Filant la douce allégorie de l’amour et du sexe, la nouvelle série d’œuvres réalisée par Pauline Beaudemont convoque humour, sensualité, et un sens certain du grotesque. Ce sont d’abord des légumes, plus exactement des cucurbitacées, des courges, potimarrons ou butternut, un peu flasques, un peu flétries un peu vieillies mais, espérons-le, encore belles et désirables. La fascination de l’artiste pour les légumes inoffensifs semble contraster avec son penchant pour les lames et les couteaux, objets aussi attrayant que répulsifs, aussi beaux que dangereux. S’entremêlent ici couteaux japonais, à beurre, de boucher, du chef, économes, hachoirs, etc. Le couteau fait bien entendu écho à la cuisine, mais aussi à la castration, ce qui n’est peut-être pas anodin. Des éléments corporels accompagnent les cucurbitacées et les lames — ici un œil qui pleure, là-bas une dent qui se dresse, une main qui tient un fruit en équilibre ou encore une vanité, évoquant les natures mortes hollandaises ou encore le bodegón, un genre espagnol de peinture de scènes de cuisine aux XVII-XVIIIe siècles.
Ce qui frappe le regard au premier abord, c’est cette texture si particulière, au toucher velouté, du pastel sec. Pauline Beaudemont fabrique elle-même son matériel et son support, à l’aide de carton ou de toile soupoudrée de poudre de liège, une surface abrasive où le pigment se répand plus aisément. A mi-chemin entre le dessin et la peinture mais en même temps ni l’un ni l’autre, le pastel est un art singulier qui offre un rapport immédiat avec la matière. Il était considéré comme une technique de cosmétique rappelant la poudre de maquillage, évanescente et féminine, légère et frivole, pendant la Renaissance, puis c’est le XVIIIe siècle, âge d’or du pastel, qui redore son blason. Passé de mode à la Révolution, il connaît une renaissance à partir de la moitié du XIXe jusqu’au début du XXe, sous l’impulsion d’Odilon Redon notamment.

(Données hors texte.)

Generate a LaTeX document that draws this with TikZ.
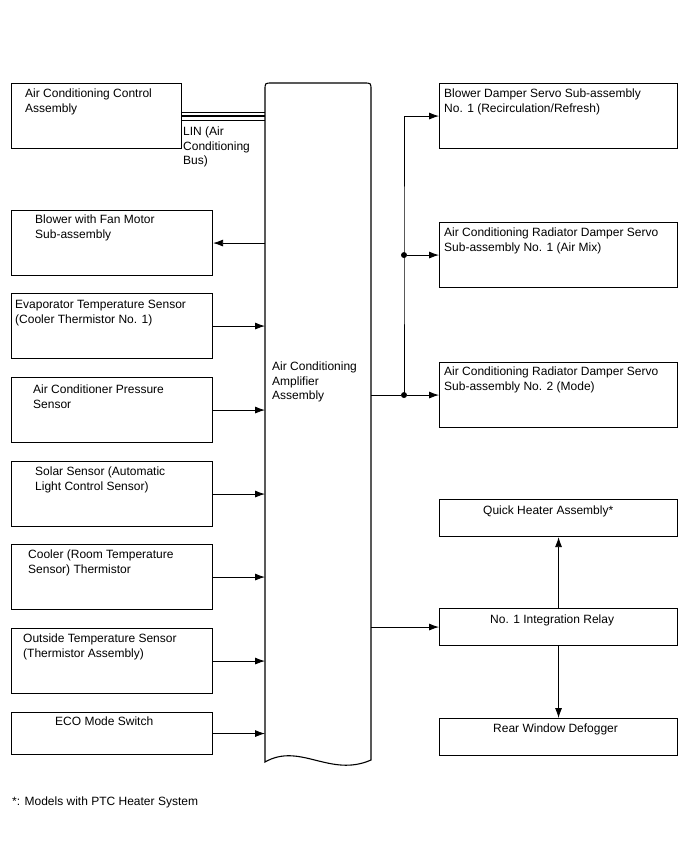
\documentclass[tikz,border=0pt]{standalone}
\usepackage{fontspec}
\setmainfont{Liberation Sans}
\usetikzlibrary{arrows.meta}
\begin{document}
\begin{tikzpicture}[x=1pt,y=-1pt,
  box/.style={draw, line width=1.1pt, inner sep=0, anchor=north west},
  lbl/.style={inner sep=0, anchor=north west, align=left, font=\fontsize{12}{14.5}\selectfont},
  arr/.style={-{Latex[length=10pt,width=7pt]}, line width=0.8pt},
  ln/.style={line width=0.8pt},
  dot/.style={circle, fill, inner sep=0, minimum size=6pt}]
\useasboundingbox (0,0) rectangle (688,852);
% left boxes
\node[box, minimum width=170pt, minimum height=65pt] (ctrl) at (11,83) {};
\node[box, minimum width=201pt, minimum height=65pt] (blow) at (11,210) {};
\node[box, minimum width=201pt, minimum height=65pt] (evap) at (11,293) {};
\node[box, minimum width=201pt, minimum height=65pt] (pres) at (11,377) {};
\node[box, minimum width=201pt, minimum height=65pt] (solar) at (11,461) {};
\node[box, minimum width=201pt, minimum height=65pt] (cool) at (11,544) {};
\node[box, minimum width=201pt, minimum height=65pt] (out) at (11,628) {};
\node[box, minimum width=201pt, minimum height=42pt] (eco) at (11,712) {};
% right boxes
\node[box, minimum width=238pt, minimum height=65pt] (srv1) at (439,83) {};
\node[box, minimum width=238pt, minimum height=65pt] (srv2) at (439,222) {};
\node[box, minimum width=238pt, minimum height=65pt] (srv3) at (439,362) {};
\node[box, minimum width=238pt, minimum height=37pt] (quick) at (439,499) {};
\node[box, minimum width=238pt, minimum height=37pt] (relay) at (439,608) {};
\node[box, minimum width=238pt, minimum height=37pt] (rear) at (439,718) {};
% amplifier
\node[inner sep=0, anchor=north west, minimum width=106pt, minimum height=680pt] (amp) at (265,83) {};
\draw[line width=1.1pt] (265,762) -- (265,90) .. controls (265,83) .. (272,83) -- (364,83)
  .. controls (371,83) .. (371,90) -- (371,760)
  .. controls (330,778) and (300,742) .. (265,762) -- cycle;
% labels
\node[lbl] (tctrl) at (25,89) {Air Conditioning Control\\Assembly};
\node[lbl] (tlin) at (183,127) {LIN (Air\\Conditioning\\Bus)};
\node[lbl] (tblow) at (35,215) {Blower with Fan Motor\\Sub-assembly};
\node[lbl] (tevap) at (15,300) {Evaporator Temperature Sensor\\(Cooler Thermistor No. 1)};
\node[lbl] (tpres) at (33,385) {Air Conditioner Pressure\\Sensor};
\node[lbl] (tsolar) at (35,467) {Solar Sensor (Automatic\\Light Control Sensor)};
\node[lbl] (tcool) at (28,550) {Cooler (Room Temperature\\Sensor) Thermistor};
\node[lbl] (tout) at (23,634) {Outside Temperature Sensor\\(Thermistor Assembly)};
\node[lbl] (teco) at (55,717) {ECO Mode Switch};
\node[lbl] (tamp) at (272,362) {Air Conditioning\\Amplifier\\Assembly};
\node[lbl] (tsrv1) at (444,89) {Blower Damper Servo Sub-assembly\\No. 1 (Recirculation/Refresh)};
\node[lbl] (tsrv2) at (444,228) {Air Conditioning Radiator Damper Servo\\Sub-assembly No. 1 (Air Mix)};
\node[lbl] (tsrv3) at (444,367) {Air Conditioning Radiator Damper Servo\\Sub-assembly No. 2 (Mode)};
\node[lbl] (tquick) at (483,506) {Quick Heater Assembly*};
\node[lbl] (trelay) at (490,615) {No. 1 Integration Relay};
\node[lbl] (trear) at (493,724) {Rear Window Defogger};
\node[lbl] (foot) at (12,797) {*: Models with PTC Heater System};
% LIN bus
\draw[line width=0.7pt] ([yshift=4pt]ctrl.east) -- ([yshift=4pt]ctrl.east -| amp.west);
\draw[line width=2pt] (ctrl.east) -- (ctrl.east -| amp.west);
\draw[line width=0.7pt] ([yshift=-4pt]ctrl.east) -- ([yshift=-4pt]ctrl.east -| amp.west);
% left connectors
\draw[arr] (blow.east -| amp.west) -- (blow.east);
\foreach \b in {evap,pres,solar,cool,out,eco}
  \draw[arr] (\b.east) -- (\b.east -| amp.west);
% right connectors
\coordinate (jx) at (404,0);
\node[dot] (d2) at (jx |- srv3.west) {};
\node[dot] (d1) at (jx |- srv2.west) {};
\draw[ln] (amp.east |- srv3.west) -- (d2);
\draw[arr] (d2) -- (srv3.west);
\draw[arr] (d1) -- (srv2.west);
\draw[arr] (d2.center) -- (d1.center) |- (srv1.west);
\draw[arr] (amp.east |- relay.west) -- (relay.west);
\draw[arr] (relay.north) -- (quick.south);
\draw[arr] (relay.south) -- (rear.north);
\end{tikzpicture}
\end{document}
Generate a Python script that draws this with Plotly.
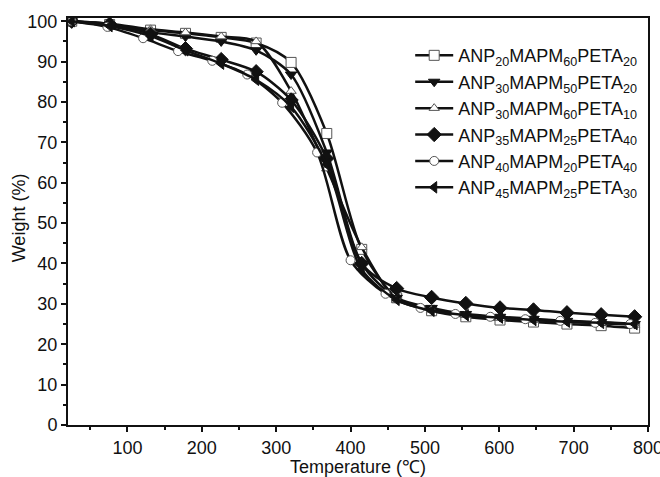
import plotly.graph_objects as go

# Temperatures (°C) at the marker positions
temp_a = [25, 76, 131, 178, 226, 273, 320, 368, 415, 462, 509, 555, 601, 646, 691, 737, 782]
temp_c = [25, 73, 121, 168, 214, 261, 308, 355, 400, 447, 494, 541, 588, 635, 682, 729, 776]

w_anp20 = [100, 99.2, 97.8, 97.0, 96.0, 94.6, 89.8, 72.2, 43.5, 31.5, 28.3, 26.8, 26.0, 25.5, 25.0, 24.6, 24.0]
w_anp30a = [100, 99.0, 97.3, 96.2, 95.0, 92.8, 86.8, 67.5, 40.0, 31.5, 29.0, 27.5, 26.8, 26.3, 25.8, 25.5, 25.0]
w_anp30b = [100, 99.4, 98.0, 97.2, 96.2, 95.0, 82.7, 63.5, 44.0, 31.0, 28.5, 27.2, 26.5, 26.0, 25.6, 25.2, 24.8]
w_anp35 = [100, 99.3, 96.8, 93.2, 90.5, 87.5, 80.5, 66.0, 40.0, 33.8, 31.6, 30.1, 29.0, 28.5, 27.8, 27.3, 26.8]
w_anp40 = [100, 98.6, 95.8, 92.6, 90.2, 86.8, 79.8, 67.5, 40.8, 32.5, 29.0, 27.5, 26.8, 26.2, 25.8, 25.3, 25.0]
w_anp45 = [100, 98.8, 96.3, 92.8, 89.5, 85.5, 78.8, 64.5, 38.5, 31.0, 28.3, 27.2, 26.6, 26.0, 25.6, 25.3, 25.0]

names = [
    "ANP<sub>20</sub>MAPM<sub>60</sub>PETA<sub>20</sub>",
    "ANP<sub>30</sub>MAPM<sub>50</sub>PETA<sub>20</sub>",
    "ANP<sub>30</sub>MAPM<sub>60</sub>PETA<sub>10</sub>",
    "ANP<sub>35</sub>MAPM<sub>25</sub>PETA<sub>40</sub>",
    "ANP<sub>40</sub>MAPM<sub>20</sub>PETA<sub>40</sub>",
    "ANP<sub>45</sub>MAPM<sub>25</sub>PETA<sub>30</sub>",
]

series = [
    (temp_a, w_anp20, "square", "white", 10),
    (temp_a, w_anp30a, "triangle-down", "#111", 10),
    (temp_a, w_anp30b, "triangle-up", "white", 9),
    (temp_a, w_anp35, "diamond", "#111", 11),
    (temp_c, w_anp40, "circle", "white", 9),
    (temp_a, w_anp45, "triangle-left", "#111", 10),
]

FONT = "Liberation Sans, Arial, Helvetica, sans-serif"

fig = go.Figure()
for (xs, ys, sym, fill, sz), nm in zip(series, names):
    fig.add_trace(go.Scatter(
        x=xs, y=ys, name=nm, mode="lines+markers",
        line=dict(color="#111", width=2.5, shape="spline", smoothing=0.8),
        marker=dict(symbol=sym, size=sz, color=fill,
                    line=dict(color="#555" if fill == "white" else "#111", width=1)),
    ))

fig.update_layout(
    width=660, height=477,
    margin=dict(l=68, r=12, t=18, b=52),
    paper_bgcolor="white", plot_bgcolor="white",
    font=dict(family=FONT, size=18, color="#111"),
    showlegend=True,
    legend=dict(x=0.59, y=0.953, xanchor="left", yanchor="top",
                bgcolor="rgba(0,0,0,0)", borderwidth=0,
                font=dict(family=FONT, size=18, color="#111"),
                tracegroupgap=0, itemwidth=38),
    xaxis=dict(range=[20, 800], tickvals=[100, 200, 300, 400, 500, 600, 700, 800],
               ticks="outside", ticklen=5, tickwidth=1.5, tickcolor="#111",
               ticklabeloverflow="allow", automargin=False,
               minor=dict(tickvals=[50, 150, 250, 350, 450, 550, 650, 750], ticks="outside",
                          ticklen=3, tickwidth=1.5, tickcolor="#111"),
               showline=True, linecolor="#111", linewidth=2, mirror=True,
               showgrid=False, zeroline=False,
               title=dict(text="Temperature (℃)", font=dict(size=18), standoff=6)),
    yaxis=dict(range=[0, 100.8], tickvals=list(range(0, 101, 10)),
               ticks="outside", ticklen=5, tickwidth=1.5, tickcolor="#111",
               automargin=False,
               minor=dict(tickvals=list(range(5, 100, 10)), ticks="outside",
                          ticklen=3, tickwidth=1.5, tickcolor="#111"),
               showline=True, linecolor="#111", linewidth=2, mirror=True,
               showgrid=False, zeroline=False),
    annotations=[dict(text="Weight (%)", textangle=-90, xref="paper", yref="paper",
                      x=-0.083, y=0.51, xanchor="center", yanchor="middle",
                      showarrow=False, font=dict(family=FONT, size=18, color="#111"))],
)

fig.write_html("out.html", config={"displayModeBar": False},
               post_script="document.body.style.margin='0';document.body.style.overflow='hidden';")
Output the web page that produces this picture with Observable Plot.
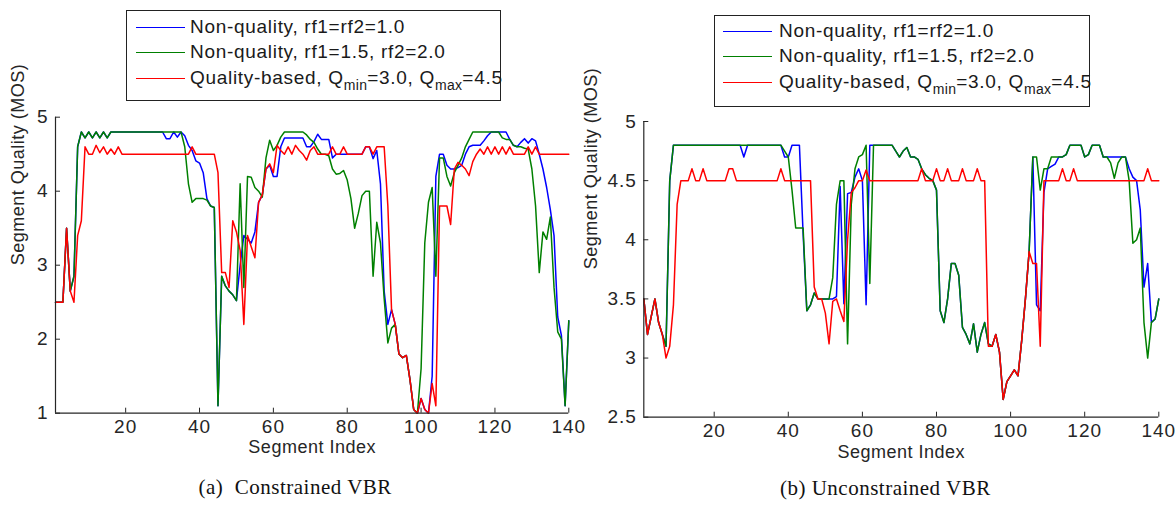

Les pastels de Pauline Beaudemont révèlent ce medium fragile et temporaire, constitué de pigments purs, et qui repose en suspension sur la surface du papier ou de la toile. La vibration qui en résulte en fait sa beauté, mais aussi sa vulnérabilité. Multiformes, les œuvres font ici fusionner ligne et couleur. C’est par une attention particulière portée à la sensation de lumière que l’artiste convoque cette qualité veloutée et mate. La lumière et l’usages de tons vifs et éclatants — vert sapin, orange, pourpre, bleu roi — semblent faire écho à la photographie commerciale des années 1970, ou peut-être la parodie-t-ils. Chez Pauline Beaudemont, qui a étudié la photographie à L’ECAL de Lausanne, les références à la photographie industrielle ou de mode, ou encore au photocollage des avant-gardes sont distillés en filigrane tout au long de sa pratique. C’est peut-être enfin le regard photographique, l’attention portée à la sensualité et au désir, et l’inspiration végétale qui semblent évoquer ici le travail de l’artiste américaine Georgia O’Keefe. De sa maison du Nouveau Mexique où elle s’est réfugiée dans les années 1930, elle décline ses motifs de paysages, de fleurs ou d’os teintés d’érotisme, en affirmant avec esprit “In a way—nobody sees a flower.”
Au début des années 1990 parut A Painter's Kitchen: Recipes from the Kitchen of Georgia O'Keeffe, un ouvrage rassemblant les recettes de cuisine de l’artiste, compilées par son assistante, et dont la plupart évoquent la cuisine hippie californienne. Plantant ses herbes aromatiques et faisant cuire son pain, O’Keefe mangeait régulièrement des produits que tout consommateur bio d’aujourd’hui considérerait comme basiques — avocats, betteraves rôties, chou kale — mais qui, pour une femme vivant dans le désert du siècle dernier, semblent profondément excentriques.
Ceux qui connaissent Pauline Beaudemont savent son appétence pour les aliments et la gastronomie, et cela au-delà de leur représentation graphique. Fine cuisinière et amatrice du faire, elle popote, fricote et reçoit avec agilité, élégance et bienveillance, autour d’une potée de légumes ou d’un gigot de Pâques. D’ailleurs, le jour où j’ai rencontré Pauline, en plein désert texan de Marfa il y a une décennie de cela, elle avait confectionné une foccacia avec le romarin du jardin. La manière dont elle tisse son rapport au monde et à sa pratique artistique nous rappelle que ce que peuvent les artistes, les femmes, et de surcroit les femmes artistes n’est pas toujours là où on les attend. Et puis que, quoi qu’on y fasse, la réalité reste plus puissante que la fiction, et la vie plus enivrante que l’art.